Our group conducts experimental neuroscience studies to understand the brain networks and information processing based on nonlinear dynamics from experimental data. We try to understand the relationship between brain functions (e.g. motor control, perception, cognition, and social functions) and neural dynamics (e.g. synchronous oscillations and noise-induced dynamics).

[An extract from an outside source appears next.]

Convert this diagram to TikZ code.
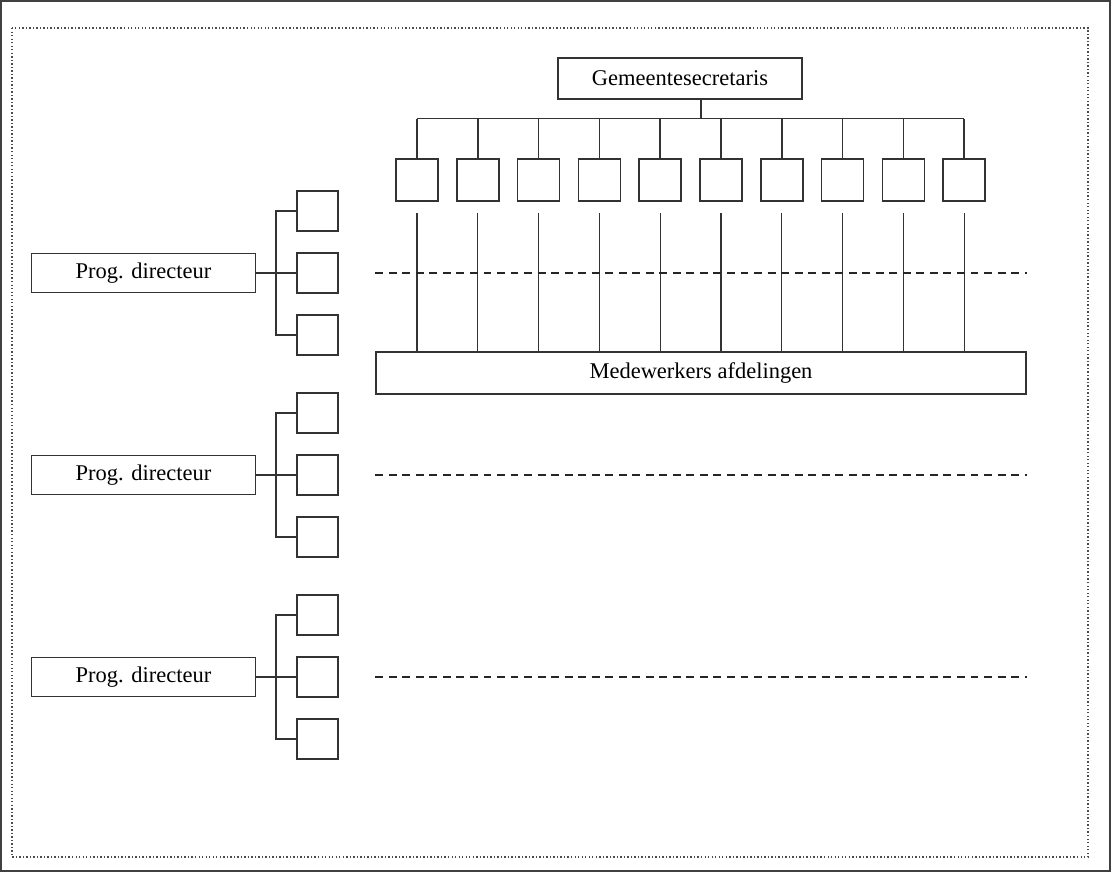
\documentclass[tikz,border=0pt]{standalone}
\usepackage{fontspec}
\setmainfont{Liberation Serif}
\usetikzlibrary{positioning, calc}

\begin{document}
\begin{tikzpicture}[
  x=0.02cm, y=-0.02cm,
  font=\fontsize{12.8}{15}\selectfont,
  box/.style={rectangle, draw=black!80, line width=0.9pt, inner sep=0pt, align=center},
  unit/.style={box, minimum width=0.84cm, minimum height=0.84cm},
  sub/.style={box, minimum width=0.82cm, minimum height=0.80cm},
  prog/.style={box, minimum width=4.48cm, minimum height=0.78cm},
  lnk/.style={line width=0.9pt, draw=black!80},
  feed/.style={line width=0.6pt, draw=black!80},
  plan/.style={line width=0.8pt, draw=black!85, dash pattern=on 4.5pt off 3.2pt}
]
  \useasboundingbox (0,0) rectangle (1111,873);
  % page frame
  \draw[line width=1.4pt, black!75] (1,1) rectangle (1110,871);
  \draw[line width=0.9pt, black!70, dash pattern=on 0.8pt off 1.2pt] (12,28) rectangle (1088,857);

  \node[box, minimum width=4.88cm, minimum height=0.82cm] (gs) at (680,78.5) {Gemeentesecretaris};
  \foreach \i in {1,...,10}
    \node[unit] (u\i) at ({417+60.8*(\i-1)},180) {};
  \node[box, minimum width=13.0cm, minimum height=0.84cm] (mw) at (701,373) {Medewerkers afdelingen};

  \coordinate (bus) at (701,118.5);
  \draw[lnk] (gs.south -| bus) -- (bus);
  \draw[lnk] (u1.north |- bus) -- (u10.north |- bus);
  \foreach \i in {1,...,10} {
    \draw[lnk] (u\i.north) -- (u\i.north |- bus);
    \draw[feed] ($(u\i.south)+(0,11)$) -- (u\i.south |- mw.north);
  }

  % programme directors
  \foreach \g in {1,2,3} {
    \node[prog] (p\g) at (143.5,{273+202*(\g-1)}) {Prog. directeur};
    \node[sub, right=0.8cm of p\g] (b\g) {};
    \node[sub, above=0.41cm of b\g] (a\g) {};
    \node[sub, below=0.41cm of b\g] (c\g) {};
    \draw[lnk] (p\g.east) -- (b\g.west);
    \draw[lnk] (a\g.west) -- ++(-20,0) |- (c\g.west);
    \draw[plan] (mw.west |- p\g.east) -- (mw.east |- p\g.east);
  }
\end{tikzpicture}
\end{document}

1. Manipulative approaches to neural dynamics

Using noninvasive brain stimulation techniques (transcranial magnetic stimulation: TMS and transcranial electrical stimulation: tES) and concurrent EEG recording (e.g., TMS-EEG or TMS-tDCS), we reveal the causal relationship between network dynamics, information processing, and cognitive/motor behaviors.

Reference:
Yuka O. Okazaki, Yuji Mizuno, Keiichi Kitajo, Probing dynamical cortical gating of attention with concurrent TMS-EEG. Scientific Reports, 10, 4959, 1-10, doi:10.1038/s41598-020-61590-2, 2020.

2. EEG hyperscanning

To elucidate the neural mechanisms underlying social interactions, we analyze brain activity simultaneously recorded from multiple people using an EEG hyperscanning approach.

Reference:
Masahiro Kawasaki, Keiichi Kitajo, Yoko Yamaguchi, Sensory-motor synchronization in the brain corresponds to behavioral synchronization between individuals. Neuropsychologia, 119, 59-67, doi:10.1016/j.neuropsychologia.2018.07.026, 2018.

3. Systems neuroscience beyond the boundaries of hierarchal brain architectures

Our group is interested in the relationship between neural transmitters, network dynamics, and human behavior. We utilize non-invasive methods such as magnetic resonance spectroscopy (MRS) to target this theme.

4. Global network dynamics including brain and body

Using the simultaneous recording of EEG and biological signals (e.g., electrocardiogram, electrogastrogram), we investigate brain-body network dynamics.